_DATASET RECORDS_

......

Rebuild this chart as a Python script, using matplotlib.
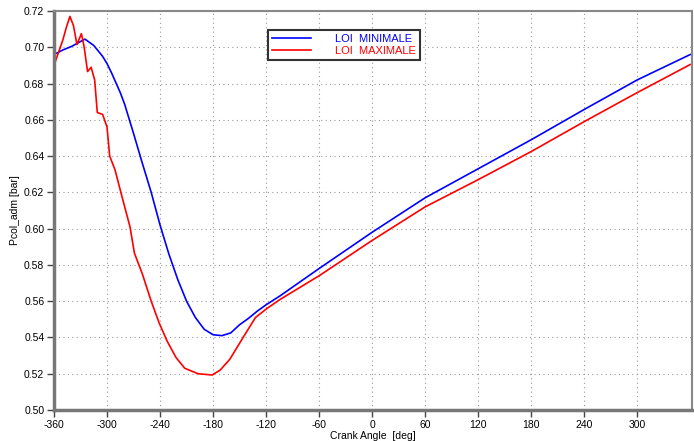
import matplotlib.pyplot as plt

# LOI MINIMALE (blue)
ang_min = [-360, -350, -340, -325, -315, -305, -300, -295, -290, -285, -280,
           -270, -260, -250, -240, -230, -220, -210, -200, -190, -180, -170,
           -160, -150, -140, -130, -120, -104, -60, 0, 60, 120, 180, 240, 300,
           360]
p_min = [0.696, 0.6985, 0.7005, 0.7045, 0.701, 0.695, 0.691, 0.686, 0.6805,
         0.675, 0.6685, 0.6525, 0.636, 0.620, 0.602, 0.586, 0.572, 0.560,
         0.551, 0.5445, 0.5415, 0.541, 0.5425, 0.547, 0.5505, 0.5545, 0.558,
         0.563, 0.578, 0.598, 0.617, 0.633, 0.649, 0.6657, 0.682, 0.696]

# LOI MAXIMALE (red)
ang_max = [-360, -355, -350, -346, -342, -338, -334, -329, -326, -322, -318,
           -314, -311, -305, -300, -297, -291, -283, -274, -269, -260, -250,
           -241, -232, -222, -212, -197, -181, -172, -161, -146, -132, -119,
           -104, -60, 0, 60, 120, 180, 240, 300, 360]
p_max = [0.690, 0.697, 0.704, 0.711, 0.717, 0.712, 0.7015, 0.7075, 0.7005,
         0.6866, 0.689, 0.682, 0.664, 0.663, 0.656, 0.640, 0.6325, 0.6175,
         0.601, 0.5865, 0.575, 0.560, 0.548, 0.538, 0.529, 0.523, 0.520,
         0.5193, 0.522, 0.528, 0.540, 0.551, 0.556, 0.561, 0.574, 0.5935,
         0.612, 0.627, 0.6425, 0.659, 0.675, 0.6905]

x_ticks = [-360, -300, -240, -180, -120, -60, 0, 60, 120, 180, 240, 300]
y_ticks = [0.50, 0.52, 0.54, 0.56, 0.58, 0.60, 0.62, 0.64, 0.66, 0.68, 0.70, 0.72]

plt.rcParams['font.family'] = ['Liberation Sans', 'DejaVu Sans']
plt.rcParams['font.size'] = 7.5
plt.rcParams['axes.unicode_minus'] = False

fig = plt.figure(figsize=(6.94, 4.41), dpi=100)
ax = fig.add_axes([54 / 694, 1 - 410 / 441, 638 / 694, 399 / 441])

ax.plot(ang_min, p_min, color='#0000ff', lw=1.2, label='LOI  MINIMALE')
ax.plot(ang_max, p_max, color='#ff0000', lw=1.2, label='LOI  MAXIMALE')

ax.set_xlim(-360, 362)
ax.set_ylim(0.50, 0.72)
ax.set_xticks(x_ticks)
ax.set_yticks(y_ticks)
ax.set_yticklabels([f"{v:.2f}" for v in y_ticks])
ax.tick_params(direction='out', length=5, width=1, color='#444444', pad=2)
ax.grid(True, linestyle=(0, (1, 3)), color='#999999', lw=0.8)

for side in ['left', 'bottom']:
    ax.spines[side].set_linewidth(2.5)
    ax.spines[side].set_color('#777777')
for side in ['top', 'right']:
    ax.spines[side].set_linewidth(1.5)
    ax.spines[side].set_color('#888888')

ax.set_xlabel('Crank Angle  [deg]', labelpad=1)
ax.set_ylabel('Pcol_adm [bar]', labelpad=3)

leg = ax.legend(loc='upper left', bbox_to_anchor=(0.335, 0.952), borderaxespad=0,
                fancybox=False, framealpha=1, edgecolor='#333333',
                handlelength=3.5, handletextpad=2.2, borderpad=0.35,
                labelspacing=0.15, fontsize=8)
leg.get_frame().set_linewidth(1.5)
for txt, c in zip(leg.get_texts(), ['#0000ff', '#ff0000']):
    txt.set_color(c)

fig.savefig('out.png', dpi=100, facecolor='white')
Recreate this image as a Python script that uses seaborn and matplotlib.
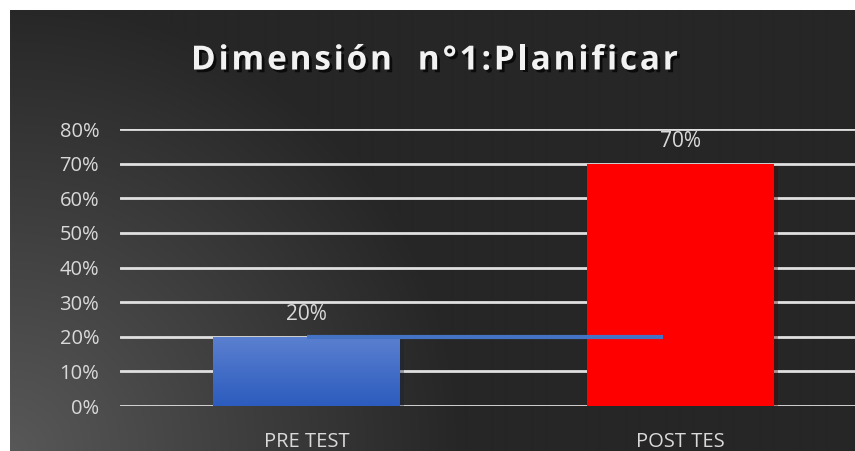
import numpy as np
import pandas as pd
import matplotlib
matplotlib.use("Agg")
import matplotlib.pyplot as plt
import matplotlib.patheffects as pe
import seaborn as sns

categories = ["PRE TEST", "POST TES"]
values = [0.20, 0.70]
bar_colors = ["#3f6cc8", "#ff0000"]
line_x = [0, 0.954]
line_values = [0.20, 0.20]
yticks = [0.0, 0.1, 0.2, 0.3, 0.4, 0.5, 0.6, 0.7, 0.8]
title = "Dimensión  n°1:Planificar"

sns.set_theme(style="white")
plt.rcParams["font.family"] = ["Open Sans", "DejaVu Sans"]

W, H = 855, 451
fig = plt.figure(figsize=(W / 100, H / 100), dpi=100)

# background gradient
yy, xx = np.mgrid[0:H, 0:W]
r = np.hypot(xx - 10, yy - H)
v = np.clip(88 - 0.11 * r, 38, 88) / 255.0
img = np.dstack([v, v, v])
img[:10, :, :] = 1.0
img[:, :10, :] = 1.0
ax_bg = fig.add_axes([0, 0, 1, 1], zorder=0)
ax_bg.imshow(img, aspect="auto", interpolation="bilinear")
ax_bg.axis("off")

ax = fig.add_axes([120 / W, 45 / H, 735 / W, 277 / H], zorder=1)
ax.patch.set_alpha(0)

df = pd.DataFrame({"cat": categories, "val": values})
sns.barplot(data=df, x="cat", y="val", hue="cat", palette=bar_colors,
            width=0.5, legend=False, ax=ax, saturation=1, zorder=3)

# gradient on blue bar
p0 = ax.patches[0]
bx, by = p0.get_x(), p0.get_y()
bw, bh = p0.get_width(), p0.get_height()
grad = np.linspace(0, 1, 100)[:, None]
top = np.array([0x5b, 0x80, 0xd0]) / 255
bot = np.array([0x2c, 0x5c, 0xbe]) / 255
gimg = top[None, None, :] * (1 - grad[..., None]) + bot[None, None, :] * grad[..., None]
gimg = np.repeat(gimg, 2, axis=1)
im = ax.imshow(gimg, extent=[bx, bx + bw, by, by + bh], aspect="auto", zorder=3.5,
               origin="upper")
im.set_clip_path(p0)

for p in ax.patches:
    p.set_path_effects([pe.SimplePatchShadow(offset=(3, -2), alpha=0.35), pe.Normal()])
    p.set_linewidth(0)

ax.plot(line_x, line_values, color="#4472c4", lw=3, zorder=5, solid_capstyle="butt")

for i, val in enumerate(values):
    ax.annotate(f"{val:.0%}", (i, val), xytext=(0, 16), textcoords="offset points",
                ha="center", va="center", color="#d9d9d9", fontsize=15)

ax.set_xlim(-0.5, 1.468)
ax.set_ylim(0, 0.8)
ax.set_yticks(yticks)
ax.set_yticklabels([f"{t:.0%}" for t in yticks])
ax.yaxis.grid(True, color="#e0e0e0", lw=2)
ax.set_axisbelow(True)
for s in ax.spines.values():
    s.set_visible(False)
ax.tick_params(axis="y", length=0, pad=15, labelsize=14.5, labelcolor="#d9d9d9")
ax.tick_params(axis="x", length=0, pad=19, labelsize=14.5, labelcolor="#d9d9d9")
ax.set_xlabel("")
ax.set_ylabel("")

# letter-spaced title
renderer = fig.canvas.get_renderer()
fs = 24
tstyle = dict(color="#f2f2f2", fontsize=fs, fontweight="bold", va="center", ha="left",
              path_effects=[pe.withSimplePatchShadow(offset=(2, -2), shadow_rgbFace="black", alpha=0.7)])
left_px, right_px = 191, 678
ty = 1 - 61 / H
em = fs * 100 / 72
widths = []
for ch in title:
    if ch == " ":
        widths.append(0.26 * em)
        continue
    t = fig.text(0, 0, ch, **tstyle)
    widths.append(t.get_window_extent(renderer).width)
    t.remove()
spacing = ((right_px - left_px) - sum(widths)) / (len(title) - 1)
x = left_px
for ch, w in zip(title, widths):
    if ch != " ":
        fig.text(x / W, ty, ch, **tstyle)
    x += w + spacing

fig.savefig("out.png", dpi=100)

......

_DIRECTIVE_
Pictures excluded, repeat the records exactly from their opening line through the line containing "0.563, 0.578, 0.598, 0.617, 0.633, 0.649, 0.6657, 0.682, 0.696]".

_REPLY TO THE EXERCISE_
Rebuild this chart as a Python script, using matplotlib.
import matplotlib.pyplot as plt

# LOI MINIMALE (blue)
ang_min = [-360, -350, -340, -325, -315, -305, -300, -295, -290, -285, -280,
           -270, -260, -250, -240, -230, -220, -210, -200, -190, -180, -170,
           -160, -150, -140, -130, -120, -104, -60, 0, 60, 120, 180, 240, 300,
           360]
p_min = [0.696, 0.6985, 0.7005, 0.7045, 0.701, 0.695, 0.691, 0.686, 0.6805,
         0.675, 0.6685, 0.6525, 0.636, 0.620, 0.602, 0.586, 0.572, 0.560,
         0.551, 0.5445, 0.5415, 0.541, 0.5425, 0.547, 0.5505, 0.5545, 0.558,
         0.563, 0.578, 0.598, 0.617, 0.633, 0.649, 0.6657, 0.682, 0.696]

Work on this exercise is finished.